Problem details. Write the lines out again, from the top of the material to the line containing "import plotly.graph_objects as go", pictures excluded.

Information provided.
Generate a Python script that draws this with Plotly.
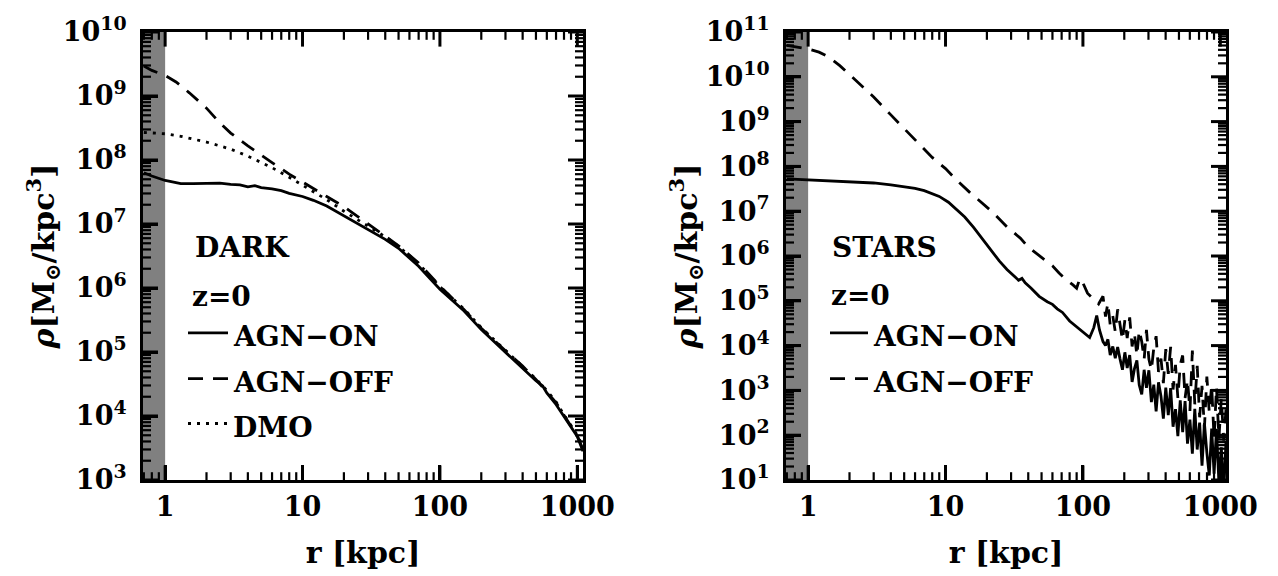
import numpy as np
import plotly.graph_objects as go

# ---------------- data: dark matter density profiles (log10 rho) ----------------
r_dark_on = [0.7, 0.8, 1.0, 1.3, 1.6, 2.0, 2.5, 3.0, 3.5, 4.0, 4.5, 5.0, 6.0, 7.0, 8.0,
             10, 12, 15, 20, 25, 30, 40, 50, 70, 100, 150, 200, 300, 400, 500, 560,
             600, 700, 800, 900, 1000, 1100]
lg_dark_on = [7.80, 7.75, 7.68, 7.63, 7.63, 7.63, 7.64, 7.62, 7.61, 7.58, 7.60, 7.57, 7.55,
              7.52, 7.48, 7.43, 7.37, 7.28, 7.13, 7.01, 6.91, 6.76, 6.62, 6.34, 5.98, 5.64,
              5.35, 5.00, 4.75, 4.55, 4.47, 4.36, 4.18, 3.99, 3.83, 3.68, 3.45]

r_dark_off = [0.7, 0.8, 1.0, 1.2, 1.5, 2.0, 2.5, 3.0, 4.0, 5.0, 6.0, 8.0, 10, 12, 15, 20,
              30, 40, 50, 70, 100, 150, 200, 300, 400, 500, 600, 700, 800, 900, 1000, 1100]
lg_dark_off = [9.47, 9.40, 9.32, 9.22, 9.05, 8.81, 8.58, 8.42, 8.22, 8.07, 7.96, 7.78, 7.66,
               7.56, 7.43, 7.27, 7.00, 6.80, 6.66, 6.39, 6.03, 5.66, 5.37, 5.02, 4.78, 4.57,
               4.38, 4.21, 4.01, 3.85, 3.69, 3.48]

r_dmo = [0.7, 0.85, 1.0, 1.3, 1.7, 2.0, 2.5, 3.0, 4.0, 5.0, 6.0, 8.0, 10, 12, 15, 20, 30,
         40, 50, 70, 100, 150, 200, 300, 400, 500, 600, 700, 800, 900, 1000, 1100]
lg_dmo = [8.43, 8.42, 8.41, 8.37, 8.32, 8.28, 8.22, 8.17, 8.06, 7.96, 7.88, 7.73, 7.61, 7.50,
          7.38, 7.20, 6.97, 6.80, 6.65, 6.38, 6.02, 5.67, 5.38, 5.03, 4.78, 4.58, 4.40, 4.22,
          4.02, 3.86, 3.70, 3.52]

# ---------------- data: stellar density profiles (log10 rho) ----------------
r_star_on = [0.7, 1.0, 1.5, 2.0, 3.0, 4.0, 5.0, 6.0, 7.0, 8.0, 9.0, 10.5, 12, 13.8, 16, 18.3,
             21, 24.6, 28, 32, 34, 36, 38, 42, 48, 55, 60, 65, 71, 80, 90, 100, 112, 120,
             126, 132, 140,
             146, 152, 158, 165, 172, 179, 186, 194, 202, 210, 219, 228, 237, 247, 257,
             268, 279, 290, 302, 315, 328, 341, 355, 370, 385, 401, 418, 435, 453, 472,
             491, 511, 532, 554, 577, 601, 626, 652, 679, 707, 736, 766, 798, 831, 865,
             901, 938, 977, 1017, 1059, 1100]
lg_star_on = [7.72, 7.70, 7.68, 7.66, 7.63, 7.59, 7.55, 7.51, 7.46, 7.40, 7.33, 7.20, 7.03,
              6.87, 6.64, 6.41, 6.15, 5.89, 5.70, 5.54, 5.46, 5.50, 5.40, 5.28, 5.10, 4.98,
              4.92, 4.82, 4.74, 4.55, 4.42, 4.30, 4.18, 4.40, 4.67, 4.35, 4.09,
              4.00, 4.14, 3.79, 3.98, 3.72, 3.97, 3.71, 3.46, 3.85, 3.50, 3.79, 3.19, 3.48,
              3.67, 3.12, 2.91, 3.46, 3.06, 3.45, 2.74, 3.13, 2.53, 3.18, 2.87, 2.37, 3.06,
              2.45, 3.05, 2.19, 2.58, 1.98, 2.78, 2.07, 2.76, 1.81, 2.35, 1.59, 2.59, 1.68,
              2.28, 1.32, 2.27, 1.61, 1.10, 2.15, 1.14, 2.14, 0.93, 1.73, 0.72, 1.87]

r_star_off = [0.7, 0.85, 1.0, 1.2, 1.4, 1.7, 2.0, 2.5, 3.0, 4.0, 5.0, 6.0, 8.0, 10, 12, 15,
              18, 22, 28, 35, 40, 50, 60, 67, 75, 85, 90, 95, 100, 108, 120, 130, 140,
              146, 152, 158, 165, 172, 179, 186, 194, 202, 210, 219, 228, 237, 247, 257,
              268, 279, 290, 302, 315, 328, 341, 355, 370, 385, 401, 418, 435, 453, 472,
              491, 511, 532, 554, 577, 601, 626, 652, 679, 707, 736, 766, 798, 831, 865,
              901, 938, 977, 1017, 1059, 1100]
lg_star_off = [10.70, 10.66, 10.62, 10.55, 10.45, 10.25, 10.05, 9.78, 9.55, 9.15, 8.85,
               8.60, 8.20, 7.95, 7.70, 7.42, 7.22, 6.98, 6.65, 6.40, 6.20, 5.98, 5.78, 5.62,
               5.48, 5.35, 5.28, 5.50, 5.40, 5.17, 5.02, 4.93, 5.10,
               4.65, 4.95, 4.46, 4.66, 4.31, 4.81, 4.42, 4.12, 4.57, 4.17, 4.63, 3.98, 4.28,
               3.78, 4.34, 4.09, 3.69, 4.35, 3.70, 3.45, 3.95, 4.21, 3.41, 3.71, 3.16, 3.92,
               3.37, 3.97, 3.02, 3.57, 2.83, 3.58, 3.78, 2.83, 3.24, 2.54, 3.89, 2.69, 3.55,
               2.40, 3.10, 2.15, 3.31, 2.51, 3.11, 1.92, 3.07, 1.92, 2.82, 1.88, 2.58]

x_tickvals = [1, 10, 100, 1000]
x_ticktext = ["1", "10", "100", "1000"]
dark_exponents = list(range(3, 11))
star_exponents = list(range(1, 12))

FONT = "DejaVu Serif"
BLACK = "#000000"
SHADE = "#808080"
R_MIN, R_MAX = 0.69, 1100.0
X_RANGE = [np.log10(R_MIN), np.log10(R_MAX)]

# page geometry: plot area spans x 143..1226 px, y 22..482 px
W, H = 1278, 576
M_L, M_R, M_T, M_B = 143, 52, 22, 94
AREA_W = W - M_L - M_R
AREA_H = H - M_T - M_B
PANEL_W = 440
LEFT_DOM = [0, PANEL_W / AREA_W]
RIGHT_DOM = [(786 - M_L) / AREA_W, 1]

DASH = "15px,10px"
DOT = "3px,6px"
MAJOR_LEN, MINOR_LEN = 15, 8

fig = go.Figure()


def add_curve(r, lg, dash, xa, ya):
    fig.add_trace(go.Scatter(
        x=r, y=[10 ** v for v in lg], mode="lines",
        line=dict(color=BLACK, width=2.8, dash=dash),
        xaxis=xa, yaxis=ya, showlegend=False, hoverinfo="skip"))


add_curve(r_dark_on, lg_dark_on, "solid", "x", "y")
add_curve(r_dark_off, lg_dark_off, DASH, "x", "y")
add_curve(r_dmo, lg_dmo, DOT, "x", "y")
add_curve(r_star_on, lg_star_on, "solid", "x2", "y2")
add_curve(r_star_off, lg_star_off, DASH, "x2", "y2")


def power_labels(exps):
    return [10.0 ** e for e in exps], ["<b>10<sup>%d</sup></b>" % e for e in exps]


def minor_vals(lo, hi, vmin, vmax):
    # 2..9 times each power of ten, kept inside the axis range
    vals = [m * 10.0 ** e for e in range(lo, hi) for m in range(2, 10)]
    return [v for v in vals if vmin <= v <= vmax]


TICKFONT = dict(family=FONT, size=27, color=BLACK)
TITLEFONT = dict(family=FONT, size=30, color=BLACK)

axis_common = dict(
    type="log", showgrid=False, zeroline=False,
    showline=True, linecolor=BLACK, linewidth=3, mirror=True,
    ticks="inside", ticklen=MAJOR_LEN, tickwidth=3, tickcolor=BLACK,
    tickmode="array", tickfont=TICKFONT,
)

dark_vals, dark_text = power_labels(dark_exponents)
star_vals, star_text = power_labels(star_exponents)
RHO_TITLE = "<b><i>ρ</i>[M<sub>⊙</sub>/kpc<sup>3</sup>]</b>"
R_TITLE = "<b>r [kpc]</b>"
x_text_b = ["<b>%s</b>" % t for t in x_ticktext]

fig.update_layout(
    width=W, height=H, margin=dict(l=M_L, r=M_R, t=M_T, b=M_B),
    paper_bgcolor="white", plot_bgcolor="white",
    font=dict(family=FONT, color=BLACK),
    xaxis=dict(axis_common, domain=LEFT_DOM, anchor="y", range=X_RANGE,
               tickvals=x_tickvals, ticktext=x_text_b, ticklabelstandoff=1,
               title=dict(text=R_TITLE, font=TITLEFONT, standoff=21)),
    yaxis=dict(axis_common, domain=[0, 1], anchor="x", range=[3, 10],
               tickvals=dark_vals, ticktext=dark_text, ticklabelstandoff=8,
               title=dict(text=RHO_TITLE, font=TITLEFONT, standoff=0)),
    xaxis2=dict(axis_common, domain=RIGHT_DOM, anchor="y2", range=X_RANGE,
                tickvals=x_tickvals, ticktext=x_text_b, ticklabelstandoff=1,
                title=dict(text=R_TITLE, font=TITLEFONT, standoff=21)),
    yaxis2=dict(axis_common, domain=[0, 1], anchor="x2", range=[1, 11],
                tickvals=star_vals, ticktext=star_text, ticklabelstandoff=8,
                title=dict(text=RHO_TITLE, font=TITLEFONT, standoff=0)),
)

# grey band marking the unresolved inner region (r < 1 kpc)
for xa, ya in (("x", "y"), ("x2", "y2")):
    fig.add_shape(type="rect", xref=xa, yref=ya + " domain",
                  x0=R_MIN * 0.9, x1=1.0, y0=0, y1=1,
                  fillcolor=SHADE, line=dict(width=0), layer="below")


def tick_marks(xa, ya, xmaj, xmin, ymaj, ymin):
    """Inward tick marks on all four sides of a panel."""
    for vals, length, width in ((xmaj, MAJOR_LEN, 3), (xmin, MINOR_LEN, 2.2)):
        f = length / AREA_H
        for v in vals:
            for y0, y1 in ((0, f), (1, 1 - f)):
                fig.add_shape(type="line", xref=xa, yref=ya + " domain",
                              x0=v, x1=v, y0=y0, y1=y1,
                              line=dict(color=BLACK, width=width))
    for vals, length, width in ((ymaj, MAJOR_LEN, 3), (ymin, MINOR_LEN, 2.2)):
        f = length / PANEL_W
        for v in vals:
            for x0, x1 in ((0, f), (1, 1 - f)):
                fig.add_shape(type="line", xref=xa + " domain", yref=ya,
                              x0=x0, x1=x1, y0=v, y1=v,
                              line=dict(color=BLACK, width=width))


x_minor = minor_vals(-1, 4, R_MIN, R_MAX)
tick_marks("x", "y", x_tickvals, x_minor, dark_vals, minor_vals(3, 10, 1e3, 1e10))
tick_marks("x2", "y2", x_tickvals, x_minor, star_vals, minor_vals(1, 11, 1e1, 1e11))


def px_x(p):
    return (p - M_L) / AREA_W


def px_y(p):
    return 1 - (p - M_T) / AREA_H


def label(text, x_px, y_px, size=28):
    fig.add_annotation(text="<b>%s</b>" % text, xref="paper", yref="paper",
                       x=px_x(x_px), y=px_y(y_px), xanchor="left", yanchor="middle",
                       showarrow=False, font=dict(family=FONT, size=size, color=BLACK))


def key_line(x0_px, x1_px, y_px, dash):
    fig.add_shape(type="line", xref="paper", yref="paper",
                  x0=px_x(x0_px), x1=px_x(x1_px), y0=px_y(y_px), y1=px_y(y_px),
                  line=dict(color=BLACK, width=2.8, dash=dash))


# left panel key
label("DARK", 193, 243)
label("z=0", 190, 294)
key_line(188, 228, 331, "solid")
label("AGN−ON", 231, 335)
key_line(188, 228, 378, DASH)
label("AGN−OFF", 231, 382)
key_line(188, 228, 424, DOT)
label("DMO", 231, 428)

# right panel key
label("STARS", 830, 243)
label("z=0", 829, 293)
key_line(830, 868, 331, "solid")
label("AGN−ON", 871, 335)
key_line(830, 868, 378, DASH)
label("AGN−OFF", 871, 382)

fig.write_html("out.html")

Written answer.
Generate a Python script that draws this with Plotly.
import numpy as np
import plotly.graph_objects as go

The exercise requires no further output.